Where Dynasty Meets Civilization
The real insight of Old World is that 4X games have always been about people running empires, but most of them abstract those people away entirely. By making your ruler, their family, and their court into tangible game elements with mechanical weight, Old World creates a layer of engagement that pure system-management strategy games can’t replicate. When your beloved queen dies and your incompetent heir takes over, the drop in Orders isn’t just a number change. It’s a narrative moment that reshapes your strategy.
This fusion of personal and strategic stakes is what makes Old World’s best moments feel different from anything else in the genre. The highs are higher because they’re attached to characters you’ve invested in. The lows hurt more because they feel personal rather than purely mechanical.

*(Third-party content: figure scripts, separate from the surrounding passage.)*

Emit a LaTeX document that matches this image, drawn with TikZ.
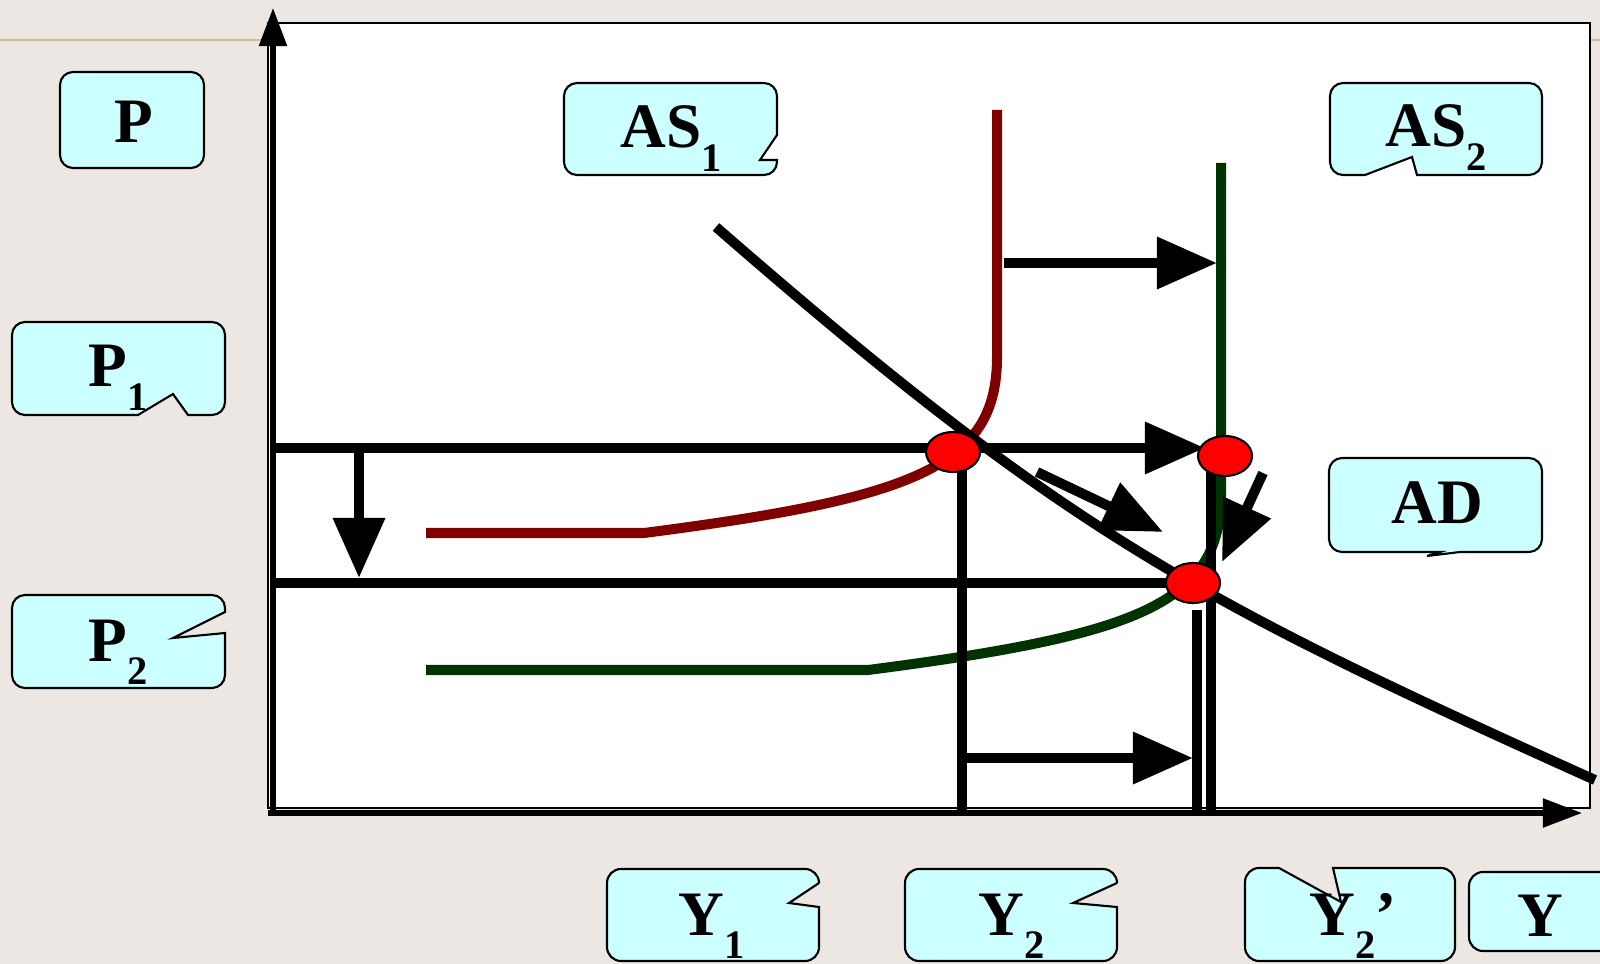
\documentclass[tikz,border=0pt]{standalone}
\usepackage{fontspec}
\setmainfont{Liberation Serif}
\usetikzlibrary{arrows.meta,shapes.geometric}
\definecolor{slidebg}{HTML}{ECE7E3}
\definecolor{rulecol}{HTML}{CDBF8C}
\definecolor{boxcyan}{HTML}{CCFFFF}
\definecolor{asone}{HTML}{800000}
\definecolor{astwo}{HTML}{003300}
\newcommand{\ssub}[1]{\raisebox{-6.8pt}{\fontsize{11.5}{12}\selectfont #1}}

\begin{document}
\begin{tikzpicture}[x=0.01cm,y=-0.01cm,
  lbox/.style={draw=black,line width=0.6pt,fill=boxcyan},
  lab/.style={font=\bfseries\fontsize{18}{20}\selectfont,inner sep=0pt,anchor=base west},
  thickline/.style={line width=1mm},
  shiftarr/.style={line width=1mm,-{Triangle[length=6mm,width=5mm]}},
  dot/.style={ellipse,draw=black,line width=0.6pt,fill=red,minimum width=5.4mm,minimum height=4mm,inner sep=0pt}]
    \fill[slidebg] (0,0) rectangle (1600,964);
    \useasboundingbox (0,0) rectangle (1600,964);
    \draw[rulecol,line width=0.6pt] (0,40) -- (1600,40);
    % plot frame and axes
    \draw[fill=white,line width=0.6pt] (268,23) rectangle (1590,808);
    \draw[line width=1.5pt,-{Triangle[length=3.8mm,width=2.7mm]}] (273,813) -- (273,8);
    \draw[line width=1.5pt,-{Triangle[length=3.9mm,width=2.8mm]}] (268,813) -- (1582,813);
    % equilibria
    \coordinate (E1) at (953,452);
    \coordinate (E2) at (1225,456);
    \coordinate (E3) at (1193,583);
    % price levels
    \draw[shiftarr] (273,448) -- (1205,448);
    \draw[thickline] (273,583) -- (E3);
    \draw[shiftarr] (359,448) -- (359,578);
    % AS1 and AS2
    \draw[thickline,asone] (426,533) -- (644,533) .. controls (914,498) and (997,467) .. (997,357) -- (997,110);
    \draw[thickline,astwo] (426,670) -- (868,670) .. controls (1138,635) and (1221,604) .. (1221,494) -- (1221,163);
    % AD
    \draw[thickline] (716,227) .. controls (1066,532) and (1195,600) .. (1595,780);
    % output levels
    \draw[thickline] (962,452) -- (962,813);
    \draw[thickline] (1211,456) -- (1211,813);
    \draw[thickline] (1197,610) -- (1197,813);
    % shifts
    \draw[shiftarr] (1004,263) -- (1217,263);
    \draw[shiftarr] (962,758) -- (1193,758);
    \draw[shiftarr] (1037,472) -- (1163,532);
    \draw[shiftarr] (1263,473) -- (1222,562);
    \node[dot] (d1) at (E1) {};
    \node[dot] (d2) at (E2) {};
    \node[dot] (d3) at (E3) {};
    % labels
    \draw[lbox,rounded corners=1.3mm] (60,72) rectangle (204,168);
    \node[lab] (p) at (114,143) {P};
    \draw[lbox] (12,370) [rounded corners=1.3mm] -- (12,322) -- (225,322) -- (225,415) [sharp corners] -- (188,415) -- (173,394) -- (138,415) [rounded corners=1.3mm] -- (12,415) -- cycle;
    \node[lab] (p1) at (88,387) {P\ssub{1}};
    \draw[lbox] (12,640) [rounded corners=1.3mm] -- (12,595) -- (225,595) [sharp corners] -- (225,612) -- (173,638) -- (225,633) [rounded corners=1.3mm] -- (225,688) -- (12,688) -- cycle;
    \node[lab] (p2) at (88,661) {P\ssub{2}};
    \draw[lbox] (564,130) [rounded corners=1.3mm] -- (564,83) -- (777,83) [sharp corners] -- (777,135) -- (760,160) -- (777,160) [rounded corners=1.3mm] -- (777,175) -- (564,175) -- cycle;
    \node[lab] (as1) at (620,148) {AS\ssub{1}};
    \draw[lbox] (1330,130) [rounded corners=1.3mm] -- (1330,83) -- (1542,83) -- (1542,175) [sharp corners] -- (1417,175) -- (1412,157) -- (1365,175) [rounded corners=1.3mm] -- (1330,175) -- cycle;
    \node[lab] (as2) at (1385,147) {AS\ssub{2}};
    \draw[lbox] (1329,500) [rounded corners=1.3mm] -- (1329,458) -- (1542,458) -- (1542,552) [sharp corners] -- (1460,552) -- (1427,556) -- (1440,552) [rounded corners=1.3mm] -- (1329,552) -- cycle;
    \node[lab] (ad) at (1391,523) {AD};
    \draw[lbox] (607,915) [rounded corners=1.4mm] -- (607,869) -- (819,869) [sharp corners] -- (819,883) -- (789,903) -- (819,907) [rounded corners=1.4mm] -- (819,961) -- (607,961) -- cycle;
    \node[lab] (y1) at (678,935) {Y\ssub{1}};
    \draw[lbox] (905,915) [rounded corners=1.4mm] -- (905,869) -- (1117,869) [sharp corners] -- (1117,883) -- (1073,903) -- (1117,907) [rounded corners=1.4mm] -- (1117,961) -- (905,961) -- cycle;
    \node[lab] (y2) at (978,935) {Y\ssub{2}};
    \draw[lbox] (1245,915) [rounded corners=1.4mm] -- (1245,868) [sharp corners] -- (1279,868) -- (1341,902) -- (1333,868) [rounded corners=1.4mm] -- (1455,868) -- (1455,961) -- (1245,961) -- cycle;
    \node[lab] (y2p) at (1309,935) {Y\ssub{2}’};
    \draw[lbox,rounded corners=1.4mm] (1469,872) rectangle (1640,951);
    \node[lab] (y) at (1517,936) {Y};
\end{tikzpicture}
\end{document}
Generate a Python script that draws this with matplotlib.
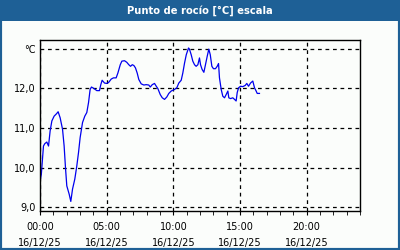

Should You Play Old World?
If you’ve ever wished Civilization had the personal stakes of Crusader Kings, or if you’ve wanted a 4X game where the human element is mechanically integrated rather than cosmetic, Old World is essential. Strategy veterans looking for a game that challenges assumptions about how 4X games should work will find one of the most thoughtful designs in recent years.
Skip it if you need a broad historical canvas that spans multiple eras, or if you prefer your strategy games to let you control everything without resource constraints. The Orders system, which is the game’s greatest strength, is also the mechanic most likely to frustrate players who want full control over every aspect of their empire every turn.
The Verdict
Old World takes the historical 4X genre somewhere distinctly new by making the people running the empire as important as the empire itself. The Orders system creates meaningful scarcity where other games offer unlimited agency, and the character dynamics produce stories that no scripted campaign could match. A narrower scope and steeper learning curve will limit its audience, but for the players it’s built for, this is one of the best strategy games of the decade.